#### Exercise description
Repeat the material exactly from its first line to the line that includes "10.34, 14.18, 13.1, 10.0, 9.76, 7.86, 8.37];". Skip pictures.

#### Source material
※ ※ ※
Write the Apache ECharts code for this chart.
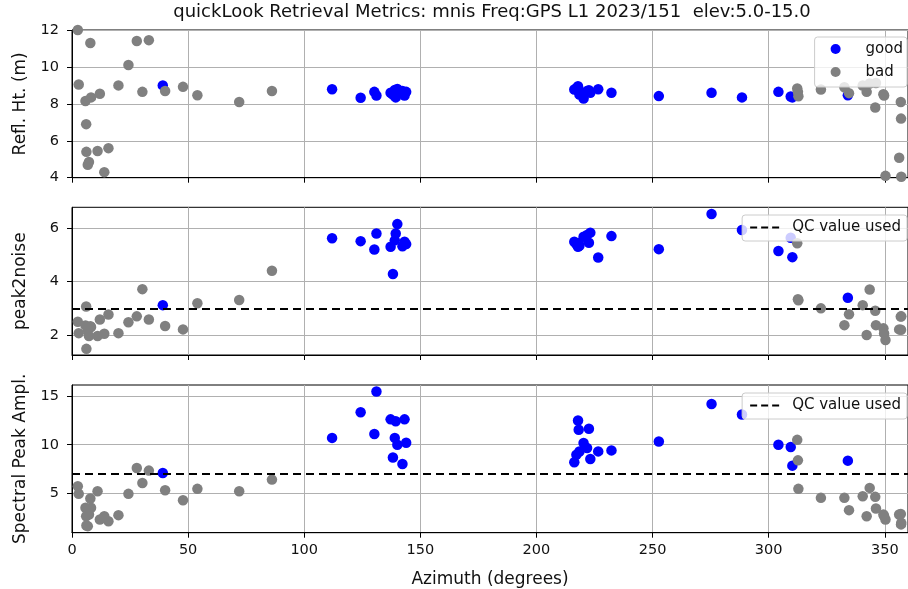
<!DOCTYPE html>
<html>
<head>
<meta charset="utf-8">
<script src="https://cdn.jsdelivr.net/npm/echarts@6/dist/echarts.min.js"></script>
<style>
  html, body { margin: 0; padding: 0; background: #fff; }
  #chart { width: 908px; height: 589px; }
</style>
</head>
<body>
<div id="chart"></div>
<script>
// Arcs that passed QC: azimuth (deg), reflector height (m), peak-to-noise, spectral peak amplitude
const goodAz  = [39.1, 112.0, 124.3, 130.2, 131.1, 137.2, 138.2, 139.0, 139.4, 140.1, 142.3, 143.2, 143.9,
                 216.3, 217.2, 217.9, 218.2, 218.5, 220.3, 221.8, 222.6, 223.2, 226.6, 232.3,
                 252.7, 275.4, 288.5, 304.2, 309.5, 310.2, 334.1];
const goodRH  = [9.0, 8.79, 8.33, 8.65, 8.45, 8.6, 8.5, 8.75, 8.35, 8.8, 8.7, 8.45, 8.65,
                 8.78, 8.85, 8.96, 8.7, 8.5, 8.29, 8.7, 8.74, 8.6, 8.79, 8.6,
                 8.42, 8.6, 8.35, 8.65, 8.4, 8.35, 8.47];
const goodP2N = [3.12, 5.63, 5.52, 5.21, 5.81, 5.31, 4.29, 5.55, 5.81, 6.16, 5.33, 5.5, 5.41,
                 5.5, 5.4, 5.31, 5.45, 5.35, 5.69, 5.75, 5.46, 5.84, 4.91, 5.71,
                 5.22, 6.54, 5.94, 5.15, 5.65, 4.92, 3.4];
const goodAmp = [7.11, 10.7, 13.33, 11.1, 15.45, 12.6, 8.7, 10.7, 12.4, 10.0, 8.03, 12.6, 10.2,
                 8.2, 8.98, 12.48, 11.53, 9.3, 10.17, 9.66, 11.63, 8.54, 9.32, 9.42,
                 10.34, 14.18, 13.1, 10.0, 9.76, 7.86, 8.37];

// Arcs rejected by QC
const badAz  = [2.5, 2.9, 5.8, 6.1, 6.2, 6.8, 7.3, 7.9, 8.2, 11.0, 12.0, 13.9, 15.7, 20.0, 24.3, 27.9,
                30.3, 33.1, 40.1, 47.8, 54.0, 72.0, 86.1,
                312.3, 312.6, 312.8, 322.5, 332.6, 334.6, 340.5, 342.2, 343.5, 345.9, 346.2,
                349.4, 349.7, 350.3, 356.2, 356.9, 357.0, 357.1];
const badRH  = [12.0, 9.05, 8.15, 6.9, 5.4, 4.7, 4.85, 11.3, 8.35, 5.45, 8.55, 4.3, 5.6, 9.0, 10.1, 11.4,
                8.65, 11.45, 8.7, 8.92, 8.47, 8.1, 8.7,
                8.83, 8.65, 8.41, 8.78, 8.9, 8.58, 8.99, 8.65, 9.1, 7.8, 9.13,
                8.52, 8.45, 4.1, 5.08, 8.1, 7.2, 4.05];
const badP2N = [2.5, 2.07, 2.36, 3.07, 1.48, 2.18, 1.96, 2.33, 2.3, 1.96, 2.58, 2.05, 2.77, 2.07, 2.48, 2.7,
                3.72, 2.58, 2.34, 2.21, 3.19, 3.31, 4.41,
                5.44, 3.34, 3.3, 3.0, 2.37, 2.78, 3.12, 2.0, 3.71, 2.91, 2.37,
                2.25, 2.06, 1.81, 2.21, 2.69, 2.2, 2.7];
const badAmp = [5.74, 4.97, 3.54, 2.68, 1.73, 1.66, 2.86, 4.49, 3.54, 5.23, 2.35, 2.68, 2.17, 2.79, 4.97, 7.62,
                6.09, 7.35, 5.34, 4.32, 5.48, 5.23, 6.43,
                10.5, 8.4, 5.48, 4.56, 4.56, 3.3, 4.72, 2.68, 5.58, 4.66, 3.47,
                2.86, 2.7, 2.35, 2.86, 2.9, 1.84, 2.0];

// QC thresholds
const qcP2N = 3;
const qcAmp = 7;

// Tick labels
const azTicks  = [0, 50, 100, 150, 200, 250, 300, 350];
const rhTicks  = [4, 6, 8, 10, 12];
const p2nTicks = [2, 4, 6];
const ampTicks = [5, 10, 15];

// Axis ranges
const azRange  = [0, 360];
const rhRange  = [4, 12];
const p2nRange = [1.25, 6.79];
const ampRange = [0.99, 16.12];

const FONT = 'DejaVu Sans';
const TXT = '#111';

const panels = [
  { name: 'Refl. Ht. (m)',       vals: [goodRH,  badRH],  ticks: rhTicks,  range: rhRange,  qc: null },
  { name: 'peak2noise',          vals: [goodP2N, badP2N], ticks: p2nTicks, range: p2nRange, qc: qcP2N },
  { name: 'Spectral Peak Ampl.', vals: [goodAmp, badAmp], ticks: ampTicks, range: ampRange, qc: qcAmp }
];
const gridTops = [30, 207.3, 385];
const gridH = 147.7;

const grids = [], xAxes = [], yAxes = [], series = [];
panels.forEach((p, i) => {
  grids.push({
    left: 72, right: -5, top: gridTops[i], height: gridH,
    show: true, borderColor: '#000', borderWidth: 1, backgroundColor: 'transparent'
  });
  xAxes.push({
    gridIndex: i, type: 'value', min: azRange[0], max: azRange[1],
    name: i === 2 ? 'Azimuth (degrees)' : '',
    nameLocation: 'middle', nameGap: 38,
    nameTextStyle: { fontFamily: FONT, fontSize: 17, color: TXT },
    axisLine: { show: true, onZero: false, lineStyle: { color: '#000', width: 1 } },
    axisTick: { show: true, inside: false, length: 5, customValues: azTicks, lineStyle: { color: '#000', width: 1 } },
    axisLabel: { show: i === 2, customValues: azTicks, margin: 10.5, fontFamily: FONT, fontSize: 14.5, color: TXT },
    splitLine: { show: true, lineStyle: { color: '#b0b0b0', width: 1 } }
  });
  yAxes.push({
    gridIndex: i, type: 'value', min: p.range[0], max: p.range[1],
    name: p.name, nameLocation: 'middle', nameGap: 43, nameRotate: 90,
    nameTextStyle: { fontFamily: FONT, fontSize: 17, color: TXT },
    axisLine: { show: true, onZero: false, lineStyle: { color: '#000', width: 1 } },
    axisTick: { show: true, inside: false, length: 5, customValues: p.ticks, lineStyle: { color: '#000', width: 1 } },
    axisLabel: { customValues: p.ticks, margin: 13, fontFamily: FONT, fontSize: 14.5, color: TXT },
    splitLine: { show: true, lineStyle: { color: '#b0b0b0', width: 1 } }
  });
  series.push({
    type: 'scatter', name: 'good', xAxisIndex: i, yAxisIndex: i,
    data: goodAz.map((a, k) => [a, p.vals[0][k]]),
    symbol: 'circle', symbolSize: 10.5,
    itemStyle: { color: '#0000ff', opacity: 1 },
    emphasis: { disabled: true }, z: 2
  });
  series.push({
    type: 'scatter', name: 'bad', xAxisIndex: i, yAxisIndex: i,
    data: badAz.map((a, k) => [a, p.vals[1][k]]),
    symbol: 'circle', symbolSize: 10.5,
    itemStyle: { color: '#808080', opacity: 1 },
    emphasis: { disabled: true }, z: 2
  });
  if (p.qc !== null) {
    series.push({
      type: 'line', name: 'QC value used', xAxisIndex: i, yAxisIndex: i,
      data: [], symbol: 'none',
      lineStyle: { color: '#000', width: 2, type: [7, 4] },
      itemStyle: { color: '#000' },
      markLine: {
        silent: true, symbol: 'none', label: { show: false },
        lineStyle: { color: '#000', width: 2, type: [8, 5] },
        data: [{ yAxis: p.qc }]
      },
      z: 3
    });
  }
});

const legendBase = {
  right: 1, itemWidth: 30, itemHeight: 10,
  backgroundColor: 'rgba(255,255,255,0.8)', borderColor: '#cccccc', borderWidth: 1, borderRadius: 3,
  selectedMode: false
};
const qcLegendItem = {
  name: 'QC value used',
  itemStyle: { color: 'rgba(0,0,0,0)', borderColor: 'rgba(0,0,0,0)', borderWidth: 0 }
};
const qcLegendText = { fontFamily: FONT, fontSize: 15, color: TXT, lineHeight: 17, padding: [0, 0, 0, 7] };

const chart = echarts.init(document.getElementById('chart'), null, { renderer: 'canvas' });
chart.setOption({
  animation: false,
  backgroundColor: '#fff',
  title: {
    text: 'quickLook Retrieval Metrics: mnis Freq:GPS L1 2023/151  elev:5.0-15.0',
    left: 492, textAlign: 'center', top: 3, padding: 0,
    textStyle: { fontFamily: FONT, fontSize: 18, fontWeight: 'normal', color: TXT }
  },
  grid: grids,
  xAxis: xAxes,
  yAxis: yAxes,
  legend: [
    Object.assign({}, legendBase, {
      data: [{ name: 'good', icon: 'circle' }, { name: 'bad', icon: 'circle' }],
      orient: 'vertical', top: 37, itemGap: 6, padding: [3.5, 4, 6.5, 16],
      textStyle: { fontFamily: FONT, fontSize: 15, color: TXT, lineHeight: 17, padding: [0, 0, 0, 10] }
    }),
    Object.assign({}, legendBase, {
      data: [qcLegendItem], top: 215, padding: [4, 6, 5, 7], textStyle: qcLegendText
    }),
    Object.assign({}, legendBase, {
      data: [qcLegendItem], top: 393, padding: [4, 6, 5, 7], textStyle: qcLegendText
    })
  ],
  series: series
});
</script>
</body>
</html>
※ ※ ※
#### Expected output
Write the Apache ECharts code for this chart.
<!DOCTYPE html>
<html>
<head>
<meta charset="utf-8">
<script src="https://cdn.jsdelivr.net/npm/echarts@6/dist/echarts.min.js"></script>
<style>
  html, body { margin: 0; padding: 0; background: #fff; }
  #chart { width: 908px; height: 589px; }
</style>
</head>
<body>
<div id="chart"></div>
<script>
// Arcs that passed QC: azimuth (deg), reflector height (m), peak-to-noise, spectral peak amplitude
const goodAz  = [39.1, 112.0, 124.3, 130.2, 131.1, 137.2, 138.2, 139.0, 139.4, 140.1, 142.3, 143.2, 143.9,
                 216.3, 217.2, 217.9, 218.2, 218.5, 220.3, 221.8, 222.6, 223.2, 226.6, 232.3,
                 252.7, 275.4, 288.5, 304.2, 309.5, 310.2, 334.1];
const goodRH  = [9.0, 8.79, 8.33, 8.65, 8.45, 8.6, 8.5, 8.75, 8.35, 8.8, 8.7, 8.45, 8.65,
                 8.78, 8.85, 8.96, 8.7, 8.5, 8.29, 8.7, 8.74, 8.6, 8.79, 8.6,
                 8.42, 8.6, 8.35, 8.65, 8.4, 8.35, 8.47];
const goodP2N = [3.12, 5.63, 5.52, 5.21, 5.81, 5.31, 4.29, 5.55, 5.81, 6.16, 5.33, 5.5, 5.41,
                 5.5, 5.4, 5.31, 5.45, 5.35, 5.69, 5.75, 5.46, 5.84, 4.91, 5.71,
                 5.22, 6.54, 5.94, 5.15, 5.65, 4.92, 3.4];
const goodAmp = [7.11, 10.7, 13.33, 11.1, 15.45, 12.6, 8.7, 10.7, 12.4, 10.0, 8.03, 12.6, 10.2,
                 8.2, 8.98, 12.48, 11.53, 9.3, 10.17, 9.66, 11.63, 8.54, 9.32, 9.42,
                 10.34, 14.18, 13.1, 10.0, 9.76, 7.86, 8.37];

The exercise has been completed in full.